TO BE DONE -> Write out the listing, please, but only from its first line through the line containing "const minorTicks = [12.5, 37.5, 62.5, 87.5, 112.5];", exactly as given and without pictures.

DATA BLOCK ->
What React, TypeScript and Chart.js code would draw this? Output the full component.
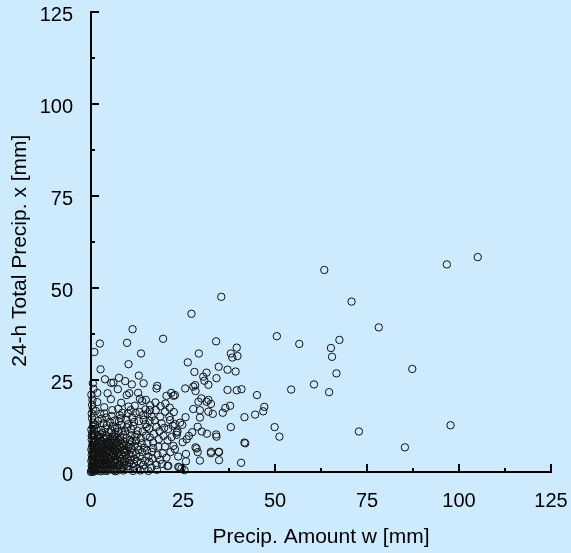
import React, { useEffect, useRef } from "react";
import { Chart, registerables } from "chart.js";

Chart.register(...registerables);

const BG = "#cdebfd";
const FONT = "'Liberation Sans', Arial, Helvetica, sans-serif";

const xTitle = "Precip. Amount w [mm]";
const yTitle = "24-h Total Precip. x [mm]";
const axisMin = 0;
const axisMax = 125;
const axisStep = 25;
const majorTicks = [25, 50, 75, 100, 125];
const minorTicks = [12.5, 37.5, 62.5, 87.5, 112.5];

// [precip amount w, 24-h total precip x]
const sparsePoints: [number, number][] = [
  [63.4, 54.9], [96.7, 56.4], [105.1, 58.4], [70.8, 46.3], [78.2, 39.3], [50.5, 36.9],
  [56.6, 34.8], [67.5, 35.9], [65.2, 33.7], [65.5, 31.3], [66.7, 26.8], [87.3, 28.0],
  [45.1, 20.9], [54.4, 22.4], [60.6, 23.8], [64.7, 21.7], [47.1, 17.7], [46.8, 16.5],
  [44.6, 15.6], [49.9, 12.2], [51.2, 9.6], [72.8, 11.0], [97.7, 12.7], [85.3, 6.7],
  [40.8, 2.5], [41.7, 8.0], [34.8, 5.4], [34.8, 3.2], [32.6, 5.1], [29.6, 3.1],
  [28.7, 6.4], [25.8, 4.9], [25.8, 2.9], [25.4, 0.5], [24.0, 1.3], [20.8, 1.6],
  [35.4, 47.6], [27.3, 43.0], [11.3, 38.8], [19.6, 36.2], [34.0, 35.5],
];

const midPoints: [number, number][] = [
  [2.4, 34.9], [9.8, 35.1], [0.9, 32.6], [13.6, 32.2], [10.2, 29.3], [2.6, 27.9],
  [13.0, 26.2], [3.8, 25.2], [7.6, 25.6], [9.3, 24.7], [0.5, 24.1], [5.5, 24.2],
  [11.1, 23.8], [14.3, 24.1], [18.0, 23.4], [17.8, 22.7], [1.7, 21.5], [4.5, 21.4],
  [7.3, 22.5], [9.7, 20.9], [10.4, 21.4], [12.8, 21.5], [21.8, 21.5], [20.5, 20.7],
  [22.4, 20.7], [29.3, 32.2], [39.6, 33.8], [38.0, 32.2], [38.4, 31.1], [39.8, 31.5],
  [26.3, 29.8], [34.7, 28.6], [37.1, 27.8], [39.3, 27.3], [28.1, 27.2], [31.4, 27.0],
  [30.5, 25.9], [30.8, 24.8], [34.1, 25.5], [31.9, 23.7], [28.3, 23.6], [28.4, 22.0],
  [37.1, 22.3], [39.6, 22.2], [40.9, 22.5], [30.0, 20.0], [31.9, 19.6], [22.8, 20.9],
  [29.2, 19.1], [31.4, 19.1], [32.6, 18.5], [27.8, 17.1], [29.6, 16.8], [31.9, 16.4],
  [33.1, 15.8], [35.8, 16.1], [36.5, 17.4], [37.8, 18.0], [41.7, 14.9], [38.0, 12.2],
  [25.7, 14.9], [29.6, 14.8], [24.2, 13.4], [24.8, 12.8], [22.8, 13.0], [29.0, 12.3],
  [27.5, 10.8], [30.1, 11.0], [31.5, 10.4], [26.6, 9.8], [26.0, 8.9], [24.9, 8.1],
  [23.5, 11.0], [23.3, 10.1], [34.0, 10.2], [34.1, 9.6], [41.9, 7.8], [28.4, 6.7],
  [29.0, 5.4], [32.6, 5.5], [34.7, 5.5], [23.7, 1.4], [22.8, 6.2], [25.6, 22.7],
  [27.8, 23.2], [6.1, 24.3],
  [5.4, 19.8], [8.2, 18.8], [13.9, 19.3], [14.9, 19.6], [0.3, 18.2], [2.5, 15.8],
  [3.6, 15.9], [7.4, 17.2], [10.8, 16.8], [13.3, 19.9], [14.8, 17.0], [16.0, 16.8],
  [17.6, 16.8], [20.1, 16.4], [21.3, 15.0], [18.8, 15.0], [16.5, 15.0], [14.2, 15.5],
  [1.1, 12.7], [4.3, 12.7], [6.5, 11.8], [8.3, 12.8], [10.1, 13.0], [11.5, 12.5],
  [12.7, 11.2], [14.8, 13.0], [15.8, 11.8], [17.8, 12.3], [19.2, 13.2], [21.5, 14.1],
  [23.3, 10.7], [0.2, 9.8], [2.0, 9.6], [4.3, 9.4], [6.5, 9.6], [8.8, 10.1],
  [10.6, 8.7], [12.2, 8.5], [13.8, 7.8], [15.3, 7.8], [16.9, 8.0], [18.3, 6.9],
  [20.1, 6.9], [22.4, 7.1], [23.7, 4.2], [21.0, 1.7], [17.8, 1.9], [14.2, 1.9],
  [11.5, 1.4], [7.9, 1.0], [6.1, 0.5], [24.6, 1.0], [15.6, 4.2], [18.8, 3.3],
  [13.3, 4.2], [9.7, 3.7], [16.5, 5.5], [12.9, 6.0], [9.2, 6.0], [6.5, 6.0],
];

const corePoints: [number, number][] = [
  [0.1, 0.3], [0.3, 0.9], [0.2, 1.6], [0.5, 2.2], [0.1, 3.0], [0.4, 3.8], [0.2, 4.6],
  [0.6, 5.3], [0.1, 6.1], [0.3, 7.0], [0.5, 7.9], [0.2, 8.8], [0.4, 10.6], [0.1, 11.5],
  [0.6, 13.4], [0.3, 14.6], [0.2, 15.9], [0.5, 17.0], [0.4, 19.6], [0.1, 21.0], [0.7, 22.6],
  [1.0, 0.2], [1.2, 1.1], [1.5, 2.0], [1.1, 2.9], [1.4, 3.7], [1.0, 4.9], [1.3, 6.0],
  [1.6, 6.8], [1.2, 8.1], [1.8, 9.0], [1.0, 10.3], [1.5, 11.6], [1.9, 13.9], [1.3, 16.6],
  [1.7, 19.0],
  [2.1, 0.4], [2.4, 1.3], [2.8, 2.3], [2.2, 3.2], [2.6, 4.1], [3.0, 5.0], [2.3, 5.9],
  [2.9, 6.7], [3.3, 7.6], [2.5, 8.4], [3.1, 10.6], [2.7, 11.4], [3.4, 13.2], [2.9, 14.5],
  [3.6, 17.6], [3.2, 0.9], [3.5, 1.8], [3.8, 2.7], [3.3, 3.6], [3.9, 4.5], [3.6, 5.7],
  [4.0, 6.4], [3.7, 8.8], [4.1, 9.9], [3.9, 11.8], [4.2, 14.8],
  [4.3, 0.3], [4.6, 1.2], [4.4, 2.1], [4.9, 3.1], [4.5, 4.0], [5.0, 4.9], [4.7, 5.8],
  [5.2, 7.0], [4.8, 7.8], [5.3, 8.7], [4.9, 10.8], [5.5, 11.3], [5.1, 13.6], [5.6, 15.2],
  [5.8, 16.8], [5.4, 0.9], [5.7, 2.0], [5.9, 2.9], [5.6, 3.9], [6.0, 5.2], [5.8, 6.3],
  [6.2, 7.4], [6.0, 9.0], [6.3, 10.3], [5.9, 12.5], [6.4, 14.0],
  [6.6, 0.2], [6.9, 1.5], [6.5, 2.6], [7.1, 3.3], [6.8, 4.3], [7.3, 5.3], [6.7, 6.9],
  [7.2, 8.1], [7.0, 9.4], [7.5, 10.9], [7.1, 12.0], [7.6, 13.8], [7.8, 15.4], [7.4, 0.7],
  [7.9, 2.2], [8.1, 3.0], [7.7, 4.0], [8.2, 4.8], [7.9, 6.6], [8.3, 7.7], [8.0, 8.9],
  [8.4, 11.2], [8.1, 14.6], [8.5, 16.1],
  [8.8, 0.4], [9.1, 1.7], [8.9, 2.6], [9.4, 4.6], [9.0, 5.3], [9.5, 7.2], [9.2, 8.2],
  [9.7, 9.3], [9.3, 11.0], [9.8, 12.1], [9.6, 14.2], [10.0, 15.9], [10.2, 17.8], [10.1, 0.9],
  [10.4, 2.4], [10.7, 3.2], [10.3, 4.9], [10.8, 6.4], [10.5, 7.5], [11.0, 10.0], [10.9, 11.6],
  [11.2, 14.8], [11.4, 0.3], [11.6, 2.3], [11.9, 3.5], [11.3, 5.2], [11.8, 7.1], [12.0, 9.6],
  [11.7, 13.6], [12.1, 16.0], [11.9, 18.0],
  [12.4, 0.8], [12.6, 2.9], [12.3, 4.8], [12.8, 7.0], [12.5, 10.2], [13.0, 13.8], [13.2, 16.3],
  [13.4, 0.4], [13.6, 2.5], [13.9, 5.4], [13.5, 9.2], [14.0, 11.0], [14.3, 14.2], [14.5, 0.9],
  [14.7, 3.1], [14.4, 6.6], [14.9, 9.9], [15.1, 12.2], [15.4, 15.9], [15.6, 0.3], [15.8, 2.8],
  [15.2, 5.8], [16.0, 9.4], [15.9, 13.9], [16.1, 18.1],
  [16.4, 1.2], [16.7, 3.7], [16.9, 6.5], [17.1, 10.3], [17.3, 14.0], [17.5, 18.9], [17.9, 0.6],
  [18.1, 4.6], [18.4, 8.9], [18.6, 11.1], [18.9, 17.9], [19.3, 2.2], [19.5, 5.1], [19.7, 9.8],
  [19.9, 12.0], [20.2, 18.6], [20.5, 3.9], [20.8, 8.6], [21.0, 11.7], [21.4, 17.5], [21.6, 5.4],
  [21.9, 9.5], [22.2, 12.6], [22.5, 16.3],
];

const originPoints: [number, number][] = [
  [0.0, 0.0], [0.2, 0.5], [0.6, 0.1], [0.8, 0.7], [0.4, 1.3], [0.9, 1.6], [0.7, 2.6],
  [0.3, 3.4], [0.8, 3.2], [0.6, 4.2], [0.9, 4.5], [0.4, 5.7], [0.8, 6.4], [0.5, 7.4],
  [0.9, 8.4], [0.7, 9.3], [0.3, 10.0], [0.8, 11.2], [0.5, 12.3], [1.1, 12.9],
  [1.4, 0.5], [1.7, 1.4], [1.9, 2.5], [1.6, 3.3], [1.8, 4.2], [1.5, 5.1], [1.9, 5.6],
  [1.7, 7.4], [1.4, 8.6], [1.9, 10.1], [2.0, 0.9], [2.3, 1.8], [2.0, 2.8], [2.4, 3.7],
  [2.1, 4.6], [2.6, 5.3], [2.2, 6.6], [2.7, 7.3], [2.1, 7.9], [2.4, 9.2], [2.6, 10.2],
  [2.7, 0.2], [2.9, 1.0], [3.1, 1.9], [3.4, 2.5], [3.0, 3.0], [3.2, 4.2], [3.5, 4.9],
  [3.1, 6.1], [3.5, 6.8], [3.0, 8.2], [3.4, 9.2], [3.8, 0.4], [4.0, 1.4], [4.2, 2.4],
  [3.9, 3.4], [4.3, 3.9], [4.1, 5.2], [4.4, 6.0], [4.2, 7.1], [4.5, 8.3], [4.0, 8.0],
  [4.8, 0.7], [5.1, 1.7], [5.3, 2.6], [5.0, 3.6], [5.4, 4.4], [5.2, 5.5], [5.5, 6.6],
  [5.0, 7.3], [5.6, 8.0], [5.7, 9.6], [6.3, 0.8], [6.1, 1.8], [6.4, 3.4], [6.2, 4.6],
  [6.6, 5.6], [6.3, 6.5], [6.8, 7.8], [6.5, 8.6], [7.0, 0.4], [7.5, 1.8], [7.3, 2.8],
  [7.6, 4.6], [7.4, 6.1], [7.8, 7.2], [7.5, 8.6], [8.6, 1.2], [8.5, 3.6], [8.7, 6.0],
  [8.9, 7.0], [9.3, 2.9], [9.8, 5.8], [10.0, 1.6], [10.2, 6.9], [10.9, 4.2], [11.1, 8.3],
];

const innerTicksPlugin = {
  id: "innerTicks",
  afterDraw(chart: any) {
    const { ctx, chartArea, scales } = chart;
    const xs = scales.x;
    const ys = scales.y;
    ctx.save();
    ctx.strokeStyle = "#000";
    ctx.lineWidth = 2;
    const draw = (vals: number[], len: number) => {
      vals.forEach((v) => {
        const px = xs.getPixelForValue(v);
        ctx.beginPath();
        ctx.moveTo(px, chartArea.bottom);
        ctx.lineTo(px, chartArea.bottom - len);
        ctx.stroke();
        const py = ys.getPixelForValue(v);
        ctx.beginPath();
        ctx.moveTo(chartArea.left, py);
        ctx.lineTo(chartArea.left + len, py);
        ctx.stroke();
      });
    };
    draw(majorTicks, 8);
    draw(minorTicks, 4);
    ctx.restore();
  },
};

export default function App() {
  const ref = useRef<HTMLCanvasElement | null>(null);

  useEffect(() => {
    document.body.style.margin = "0";
    document.body.style.background = BG;
    const canvas = ref.current;
    if (!canvas) return;
    const pts = [...originPoints, ...corePoints, ...midPoints, ...sparsePoints].map(([x, y]) => ({ x, y }));
    const tickFont = { size: 20, family: FONT };
    const titleFont = { size: 21, family: FONT };
    const hiddenGrid = (len: number) => ({
      display: true,
      drawOnChartArea: false,
      drawTicks: true,
      tickLength: len,
      color: "rgba(0,0,0,0)",
    });
    const chart = new Chart(canvas, {
      type: "scatter",
      data: {
        datasets: [
          {
            data: pts,
            pointStyle: "circle",
            pointRadius: 3.7,
            pointBorderWidth: 1,
            borderColor: "#111",
            backgroundColor: "rgba(0,0,0,0)",
            clip: false as any,
          },
        ],
      },
      options: {
        animation: false,
        responsive: false,
        events: [],
        layout: { padding: { top: 12, right: 20, left: 0, bottom: 0 } },
        plugins: { legend: { display: false }, tooltip: { enabled: false } },
        scales: {
          x: {
            type: "linear",
            min: axisMin,
            max: axisMax,
            grid: hiddenGrid(17),
            border: { display: true, color: "#000", width: 2 },
            ticks: { stepSize: axisStep, color: "#000", font: tickFont, padding: 0, maxRotation: 0 },
            title: { display: true, text: xTitle, color: "#000", font: titleFont, padding: { top: 0, bottom: 3 } },
            afterFit: (s: any) => {
              s.height = 81;
            },
          },
          y: {
            type: "linear",
            min: axisMin,
            max: axisMax,
            grid: hiddenGrid(18),
            border: { display: true, color: "#000", width: 2 },
            ticks: { stepSize: axisStep, color: "#000", font: tickFont, padding: 0, labelOffset: 3 },
            title: { display: true, text: yTitle + "   ", color: "#000", font: titleFont, padding: { top: 8, bottom: 0 } },
            afterFit: (s: any) => {
              s.width = 91;
            },
          },
        },
      },
      plugins: [innerTicksPlugin],
    } as any);
    return () => chart.destroy();
  }, []);

  return (
    <div style={{ width: 571, height: 553, background: BG }}>
      <canvas ref={ref} width={571} height={553} style={{ display: "block", background: BG }} />
    </div>
  );
}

EXPECTED OUTPUT ->
What React, TypeScript and Chart.js code would draw this? Output the full component.
import React, { useEffect, useRef } from "react";
import { Chart, registerables } from "chart.js";

Chart.register(...registerables);

const BG = "#cdebfd";
const FONT = "'Liberation Sans', Arial, Helvetica, sans-serif";

const xTitle = "Precip. Amount w [mm]";
const yTitle = "24-h Total Precip. x [mm]";
const axisMin = 0;
const axisMax = 125;
const axisStep = 25;
const majorTicks = [25, 50, 75, 100, 125];
const minorTicks = [12.5, 37.5, 62.5, 87.5, 112.5];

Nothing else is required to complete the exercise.